--- begin DATA FOR PROCESSING ---

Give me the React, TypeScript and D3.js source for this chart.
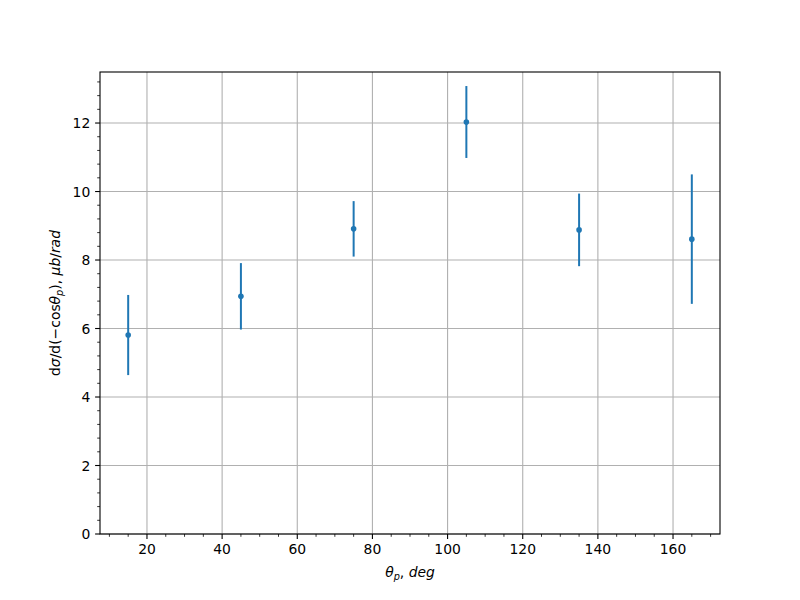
import React from "react";
import * as d3 from "d3";

const angles = [15, 45, 75, 105, 135, 165];
const values = [5.81, 6.94, 8.91, 12.03, 8.88, 8.61];
const errors = [1.17, 0.97, 0.81, 1.05, 1.06, 1.89];
const xTicks = [20, 40, 60, 80, 100, 120, 140, 160];
const yTicks = [0, 2, 4, 6, 8, 10, 12];

const W = 800, H = 600;
const L = 100, R = 720, T = 72, B = 534;
const FS = 13.9;
const FONT = "DejaVu Sans";

export default function App() {
  const x = d3.scaleLinear().domain([7.5, 172.5]).range([L, R]);
  const y = d3.scaleLinear().domain([0, 13.49]).range([B, T]);
  const xMinor = d3.range(10, 175, 5).filter((v) => v % 20 !== 0 && x(v) >= L && x(v) <= R);
  const yMinor = d3.range(0, 13.5, 0.4).filter((v) => Math.abs(v / 2 - Math.round(v / 2)) > 0.01);
  const c = "#1f77b4";
  return (
    <svg width={W} height={H} style={{ display: "block", position: "absolute", left: 0, top: 0 }} fontFamily={FONT}>
      <rect x={0} y={0} width={W} height={H} fill="#fff" />
      {xTicks.map((t) => (
        <line key={"gx" + t} x1={x(t)} x2={x(t)} y1={T} y2={B} stroke="#b0b0b0" strokeWidth={1.1} />
      ))}
      {yTicks.map((t) => (
        <line key={"gy" + t} x1={L} x2={R} y1={y(t)} y2={y(t)} stroke="#b0b0b0" strokeWidth={1.1} />
      ))}
      {angles.map((a, i) => (
        <g key={"p" + i}>
          <line x1={x(a)} x2={x(a)} y1={y(values[i] - errors[i])} y2={y(values[i] + errors[i])} stroke={c} strokeWidth={2} />
          <circle cx={x(a)} cy={y(values[i])} r={2.8} fill={c} />
        </g>
      ))}
      <rect x={L} y={T} width={R - L} height={B - T} fill="none" stroke="#000" strokeWidth={1.1} />
      {xTicks.map((t) => (
        <g key={"xt" + t}>
          <line x1={x(t)} x2={x(t)} y1={B} y2={B + 4.9} stroke="#000" strokeWidth={1.1} />
          <text x={x(t)} y={B + 9.7 + FS * 0.76} textAnchor="middle" fontSize={FS}>{t}</text>
        </g>
      ))}
      {xMinor.map((t) => (
        <line key={"xm" + t} x1={x(t)} x2={x(t)} y1={B} y2={B + 2.8} stroke="#000" strokeWidth={0.8} />
      ))}
      {yTicks.map((t) => (
        <g key={"yt" + t}>
          <line x1={L} x2={L - 4.9} y1={y(t)} y2={y(t)} stroke="#000" strokeWidth={1.1} />
          <text x={L - 9.7} y={y(t)} dy="0.36em" textAnchor="end" fontSize={FS}>{t}</text>
        </g>
      ))}
      {yMinor.map((t) => (
        <line key={"ym" + t} x1={L} x2={L - 2.8} y1={y(t)} y2={y(t)} stroke="#000" strokeWidth={0.8} />
      ))}
      <text x={(L + R) / 2} y={577} textAnchor="middle" fontSize={FS}>
        <tspan fontStyle="italic">θ</tspan>
        <tspan fontStyle="italic" fontSize={FS * 0.7} dy={3}>p</tspan>
        <tspan dy={-3}>, </tspan>
        <tspan fontStyle="italic">deg</tspan>
      </text>
      <text transform={`translate(60, ${(T + B) / 2}) rotate(-90)`} textAnchor="middle" fontSize={FS}>
        <tspan>d</tspan>
        <tspan fontStyle="italic">σ</tspan>
        <tspan>/d(−cos</tspan>
        <tspan fontStyle="italic">θ</tspan>
        <tspan fontStyle="italic" fontSize={FS * 0.7} dy={3}>p</tspan>
        <tspan dy={-3}>), </tspan>
        <tspan fontStyle="italic">μb</tspan>
        <tspan>/</tspan>
        <tspan fontStyle="italic">rad</tspan>
      </text>
    </svg>
  );
}
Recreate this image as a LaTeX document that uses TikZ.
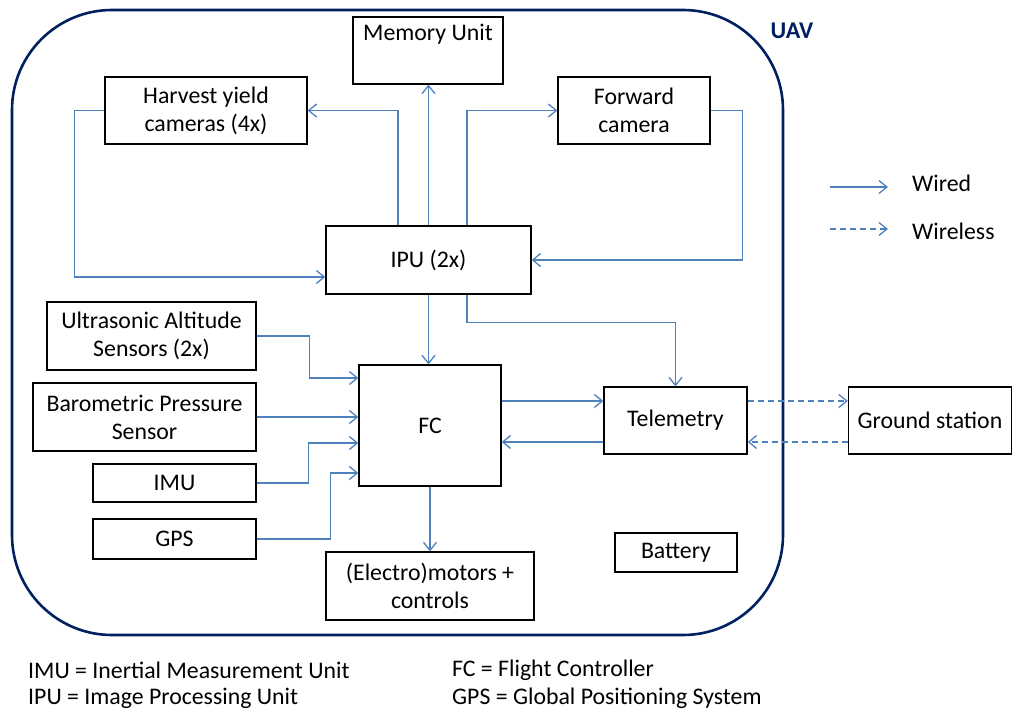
\documentclass[tikz,border=0pt]{standalone}
\usepackage{fontspec}
\setmainfont{Carlito}
\usetikzlibrary{arrows.meta}
\definecolor{wireblue}{RGB}{79,129,189}
\definecolor{navy}{RGB}{0,32,96}
\begin{document}
\begin{tikzpicture}[x=1pt,y=-1pt,
  box/.style={draw=black,line width=1.3pt,rectangle,inner sep=0pt,align=center,
    font=\fontsize{23.8}{28}\selectfont},
  wire/.style={draw=wireblue,line width=1.3pt,-{Straight Barb[length=8pt,width=13pt]}},
  wless/.style={wire,dash pattern=on 6pt off 4pt},
  txt/.style={inner sep=0pt,font=\fontsize{23.8}{28}\selectfont},
  uav/.style={draw=navy,line width=2.6pt,rounded corners=100pt}]
\useasboundingbox (0,0) rectangle (1013,711);
\draw[uav] (12,10) rectangle (783,635);
\node[txt,text=navy,font=\fontsize{24}{28}\selectfont\bfseries] (uavlbl) at (792,31) {UAV};

\node[box,minimum width=150pt,minimum height=67pt] (mem) at (428,50.5) {Memory Unit\\\strut};
\node[box,minimum width=202pt,minimum height=67pt] (harv) at (206,110.5) {Harvest yield\\cameras (4x)};
\node[box,minimum width=152pt,minimum height=67pt] (fwd) at (634,110.5) {Forward\\camera};
\node[box,minimum width=205pt,minimum height=68pt] (ipu) at (428.5,260) {IPU (2x)};
\node[box,minimum width=209pt,minimum height=68pt] (ultra) at (151.5,336) {Ultrasonic Altitude\\Sensors (2x)};
\node[box,minimum width=223pt,minimum height=68pt] (baro) at (144.5,417) {Barometric Pressure\\Sensor};
\node[box,minimum width=163pt,minimum height=38pt] (imu) at (174.5,483) {IMU};
\node[box,minimum width=163pt,minimum height=40pt] (gps) at (174.5,539) {GPS};
\node[box,minimum width=142pt,minimum height=121pt] (fc) at (430,425.5) {FC};
\node[box,minimum width=208pt,minimum height=68pt] (mot) at (430,586) {(Electro)motors +\\controls};
\node[box,minimum width=143pt,minimum height=67pt] (tele) at (675.5,420.5) {Telemetry};
\node[box,minimum width=163pt,minimum height=67pt] (ground) at (930,420.5) {Ground station};
\node[box,minimum width=122pt,minimum height=39pt] (bat) at (676,552.5) {Battery};

% IPU connections
\draw[wire] ([xshift=-30.5pt]ipu.north) |- (harv.east);
\draw[wire] (ipu.north) -- (ipu.north |- mem.south);
\draw[wire] ([xshift=38.5pt]ipu.north) |- (fwd.west);
\draw[wire] (harv.west) -- ++(-30,0) |- ([yshift=-17pt]ipu.west);
\draw[wire] (fwd.east) -- ++(32,0) |- (ipu.east);
\draw[wire] (ipu.south) -- (ipu.south |- fc.north);
\draw[wire] ([xshift=38.5pt]ipu.south) -- ++(0,28) -| (tele.north);

% sensors to FC
\draw[wire] (ultra.east) -- ++(53,0) |- ([yshift=47.5pt]fc.west);
\draw[wire] (baro.east) -- (baro.east -| fc.west);
\draw[wire] (imu.east) -- ++(52,0) |- ([yshift=-17.5pt]fc.west);
\draw[wire] (gps.east) -- ++(74,0) |- ([yshift=-47.5pt]fc.west);
\draw[wire] (fc.south) -- (fc.south |- mot.north);

% telemetry
\coordinate (t1) at ([yshift=19.5pt]tele.west);
\coordinate (t2) at ([yshift=-21.5pt]tele.west);
\draw[wire] (fc.east |- t1) -- (t1);
\draw[wire] (t2) -- (fc.east |- t2);
\draw[wless] (tele.east |- t1) -- (ground.west |- t1);
\draw[wless] (ground.west |- t2) -- (tele.east |- t2);

% legend
\coordinate (lw1) at (830,187);
\coordinate (lw2) at (888,187);
\coordinate (ld1) at (830,229);
\coordinate (ld2) at (888,229);
\draw[wire] (lw1) -- (lw2);
\draw[wless] (ld1) -- (ld2);
\node[txt,anchor=west] (wired) at (912,183) {Wired};
\node[txt,anchor=west] (wireless) at (912,231) {Wireless};

% footnotes
\node[txt,anchor=west] (f1) at (28,670) {IMU = Inertial Measurement Unit};
\node[txt,anchor=west] (f2) at (28,698) {IPU = Image Processing Unit};
\node[txt,anchor=west] (f3) at (452,670) {FC = Flight Controller};
\node[txt,anchor=west] (f4) at (452,698) {GPS = Global Positioning System};
\end{tikzpicture}
\end{document}
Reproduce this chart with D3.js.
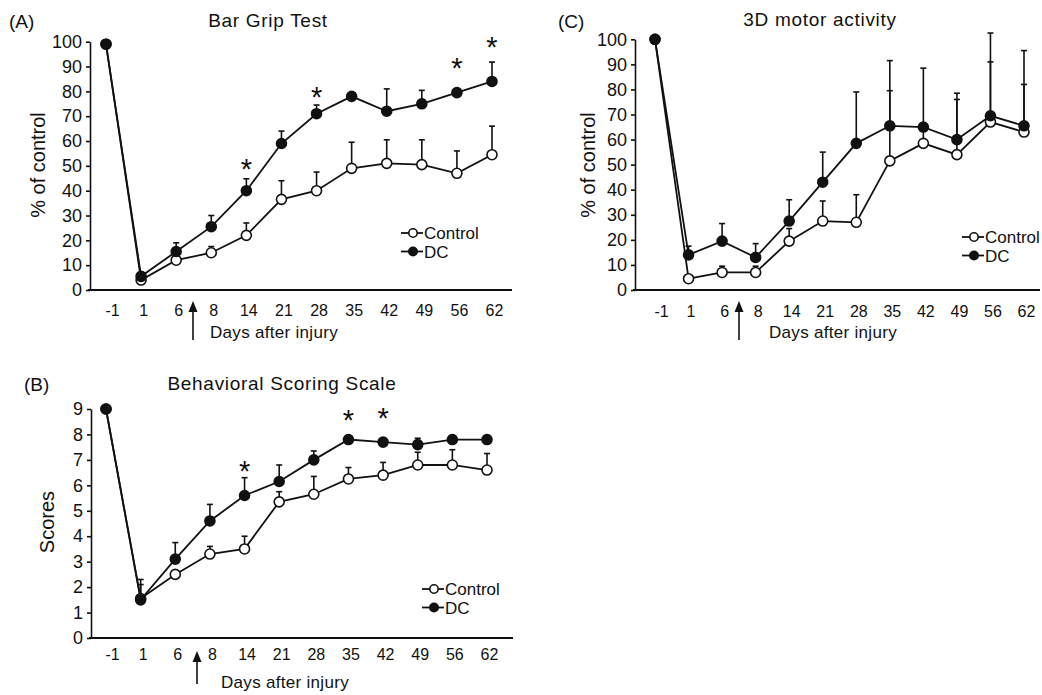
<!DOCTYPE html>
<html>
<head>
<meta charset="utf-8">
<script src="https://cdn.jsdelivr.net/npm/d3@7"></script>
<style>
  body { margin: 0; background: #fff; }
  svg { font-family: "Liberation Sans", Arial, sans-serif; }
  .axis text { font-size: 16px; fill: #111; }
  .axis path, .axis line { stroke: #111; stroke-width: 1.6; }
</style>
</head>
<body>
<div id="chart"></div>
<script>
// days after injury (x categories, shared by all three panels)
var days = ["-1", "1", "6", "8", "14", "21", "28", "35", "42", "49", "56", "62"];

// (A) Bar Grip Test, % of control
var gripControl = [99, 4, 12, 15, 22, 36.5, 40, 49, 51, 50.5, 47, 54.5];
var gripControlSem = [0, 1, 2, 2.5, 5, 7.5, 7.5, 10.5, 9.5, 10, 9, 11.5];
var gripDC = [99, 5.5, 15.5, 25.5, 40, 59, 71, 78, 72, 75, 79.5, 84];
var gripDCSem = [0, 1.5, 3.5, 4.5, 4.8, 5, 3.5, 1, 9, 5.4, 1, 7.8];
var gripStars = [["14", 51], ["28", 80.3], ["56", 92], ["62", 100.4]];
var gripTicks = [0, 10, 20, 30, 40, 50, 60, 70, 80, 90, 100];

// (B) Behavioral Scoring Scale, scores
var scoreControl = [9, 1.55, 2.5, 3.3, 3.5, 5.35, 5.65, 6.25, 6.4, 6.8, 6.8, 6.6];
var scoreControlSem = [0, 0.75, 0.1, 0.3, 0.5, 0.4, 0.7, 0.45, 0.5, 0.5, 0.6, 0.65];
var scoreDC = [9, 1.5, 3.1, 4.6, 5.6, 6.15, 7.0, 7.8, 7.7, 7.6, 7.8, 7.8];
var scoreDCSem = [0, 0.6, 0.65, 0.65, 0.7, 0.65, 0.35, 0.1, 0.15, 0.25, 0.15, 0.1];
var scoreStars = [["14", 6.8], ["35", 8.8], ["42", 8.9]];
var scoreTicks = [0, 1, 2, 3, 4, 5, 6, 7, 8, 9];

// (C) 3D motor activity, % of control
var motorControl = [100, 4.5, 7, 7, 19.5, 27.5, 27, 51.5, 58.5, 54, 67, 63];
var motorControlSem = [0, 1, 2.5, 2.5, 5, 8, 11, 28, 5, 22, 24, 19];
var motorDC = [100, 14, 19.5, 13, 27.5, 43, 58.5, 65.5, 65, 60, 69.5, 65.5];
var motorDCSem = [0, 3.5, 7, 5.5, 8.5, 12, 20.5, 26, 23.5, 18.5, 33, 30];
var motorStars = [];

var w = 1042, h = 695;
var ink = "#111";

var svg = d3.select("#chart").append("svg")
  .attr("width", w)
  .attr("height", h);

function drawPanel(p) {
  var g = svg.append("g");

  var x = d3.scalePoint().domain(days).range([p.px0, p.px1]);
  var y = d3.scaleLinear().domain([0, p.ymax]).range([p.y0, p.y1]);

  // y axis
  g.append("g")
    .attr("class", "axis")
    .attr("transform", "translate(" + p.ax + ",0)")
    .call(d3.axisLeft(y).tickValues(p.ticks).tickSize(4).tickSizeOuter(0).tickPadding(4))
    .selectAll("text").style("font-size", "18px");

  // x axis line + labels
  g.append("line")
    .attr("x1", p.ax - 2).attr("x2", p.axEnd)
    .attr("y1", p.y0).attr("y2", p.y0)
    .attr("stroke", ink).attr("stroke-width", 1.8);

  var xa = g.append("g")
    .attr("class", "axis")
    .attr("transform", "translate(0," + p.y0 + ")")
    .call(d3.axisBottom(x).tickSize(0).tickPadding(p.xpad));
  xa.select(".domain").remove();
  xa.selectAll("text").attr("dx", function(d) { return d == "-1" ? 6 : 2; });

  var series = [
    { vals: p.ctrl, sem: p.ctrlSem, fill: "#fff" },
    { vals: p.dc, sem: p.dcSem, fill: ink }
  ];

  var line = d3.line()
    .x(function(d, i) { return x(days[i]); })
    .y(function(d) { return y(d); });

  series.forEach(function(s) {
    g.append("path")
      .datum(s.vals)
      .attr("fill", "none")
      .attr("stroke", ink)
      .attr("stroke-width", 1.8)
      .attr("d", line);
  });

  series.forEach(function(s) {
    var eb = g.append("g").attr("stroke", ink).attr("stroke-width", 1.6);
    s.vals.forEach(function(v, i) {
      if (!s.sem[i]) return;
      var cx = x(days[i]);
      eb.append("line")
        .attr("x1", cx).attr("x2", cx)
        .attr("y1", y(v)).attr("y2", y(v + s.sem[i]));
      eb.append("line")
        .attr("x1", cx - 3).attr("x2", cx + 3)
        .attr("y1", y(v + s.sem[i])).attr("y2", y(v + s.sem[i]));
    });
  });

  series.forEach(function(s) {
    g.selectAll(null)
      .data(s.vals)
      .enter().append("circle")
      .attr("cx", function(d, i) { return x(days[i]); })
      .attr("cy", function(d) { return y(d); })
      .attr("r", 5)
      .attr("fill", s.fill)
      .attr("stroke", ink)
      .attr("stroke-width", 1.6);
  });

  // significance stars
  g.selectAll(null)
    .data(p.stars)
    .enter().append("text")
    .attr("x", function(d) { return x(d[0]); })
    .attr("y", function(d) { return y(d[1]) + 16; })
    .attr("text-anchor", "middle")
    .style("font-size", "29px")
    .attr("fill", ink)
    .text("*");

  // legend
  var lg = g.append("g").attr("transform", "translate(" + p.lx + "," + p.ly + ")");
  ["Control", "DC"].forEach(function(name, i) {
    var row = lg.append("g").attr("transform", "translate(0," + (i * 18.5) + ")");
    row.append("line").attr("x1", 0).attr("x2", 22).attr("y1", 0).attr("y2", 0)
      .attr("stroke", ink).attr("stroke-width", 1.8);
    row.append("circle").attr("cx", 12).attr("cy", 0).attr("r", 4.2)
      .attr("fill", i == 0 ? "#fff" : ink).attr("stroke", ink).attr("stroke-width", 1.6);
    row.append("text").attr("x", 23).attr("y", 6)
      .style("font-size", "17px").attr("fill", ink).text(name);
  });

  // arrow between day 6 and day 8
  g.append("line")
    .attr("x1", p.arrowX).attr("x2", p.arrowX)
    .attr("y1", p.arrowTop + 8).attr("y2", p.arrowBot)
    .attr("stroke", ink).attr("stroke-width", 1.6);
  g.append("path")
    .attr("d", "M" + (p.arrowX - 4.5) + "," + (p.arrowTop + 11) + "L" + p.arrowX + "," + p.arrowTop +
      "L" + (p.arrowX + 4.5) + "," + (p.arrowTop + 11) + "Z")
    .attr("fill", ink);

  // texts
  g.append("text").attr("x", p.tag[0]).attr("y", p.tag[1])
    .style("font-size", "19px").attr("fill", ink).text(p.tagText);
  g.append("text").attr("x", p.title[0]).attr("y", p.title[1])
    .attr("text-anchor", "middle").style("font-size", "19px").style("letter-spacing", "0.7px")
    .attr("fill", ink).text(p.titleText);
  g.append("text").attr("x", p.xlab[0]).attr("y", p.xlab[1])
    .attr("text-anchor", "middle").style("font-size", "17px").style("letter-spacing", "0.3px")
    .attr("fill", ink).text("Days after injury");
  g.append("text")
    .attr("transform", "translate(" + p.ylab[0] + "," + p.ylab[1] + ") rotate(-90)")
    .attr("text-anchor", "middle").attr("dy", "0.35em").style("font-size", "20px")
    .attr("fill", ink).text(p.ylabText);
}

drawPanel({
  ctrl: gripControl, ctrlSem: gripControlSem, dc: gripDC, dcSem: gripDCSem,
  stars: gripStars, ticks: gripTicks, ymax: 100,
  px0: 106, px1: 492, ax: 90, axEnd: 512, y0: 290, y1: 41.7, xpad: 15,
  lx: 401, ly: 233, arrowX: 193, arrowTop: 301, arrowBot: 340,
  tag: [9, 28], tagText: "(A)", title: [268, 27], titleText: "Bar Grip Test",
  xlab: [274, 338], ylab: [38, 165], ylabText: "% of control"
});

drawPanel({
  ctrl: scoreControl, ctrlSem: scoreControlSem, dc: scoreDC, dcSem: scoreDCSem,
  stars: scoreStars, ticks: scoreTicks, ymax: 9,
  px0: 106, px1: 487, ax: 91, axEnd: 513, y0: 638, y1: 409, xpad: 11,
  lx: 422, ly: 589, arrowX: 197, arrowTop: 651, arrowBot: 684,
  tag: [24, 391], tagText: "(B)", title: [282, 390], titleText: "Behavioral Scoring Scale",
  xlab: [285, 688], ylab: [47, 522], ylabText: "Scores"
});

drawPanel({
  ctrl: motorControl, ctrlSem: motorControlSem, dc: motorDC, dcSem: motorDCSem,
  stars: motorStars, ticks: gripTicks, ymax: 100,
  px0: 655, px1: 1024, ax: 635, axEnd: 1040, y0: 290, y1: 39.3, xpad: 16,
  lx: 962, ly: 237, arrowX: 739, arrowTop: 301, arrowBot: 340,
  tag: [558, 28], tagText: "(C)", title: [820, 26], titleText: "3D motor activity",
  xlab: [833, 338], ylab: [588, 165], ylabText: "% of control"
});
</script>
</body>
</html>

--- end DATA FOR PROCESSING ---

• _GOAL_
Copy, word for word, the entries above from the first line to the line that holds "import * as". Drop the pictures.

• _WRITTEN REPLY_
Give me the React, TypeScript and D3.js source for this chart.
import React from "react";
import * as d3 from "d3";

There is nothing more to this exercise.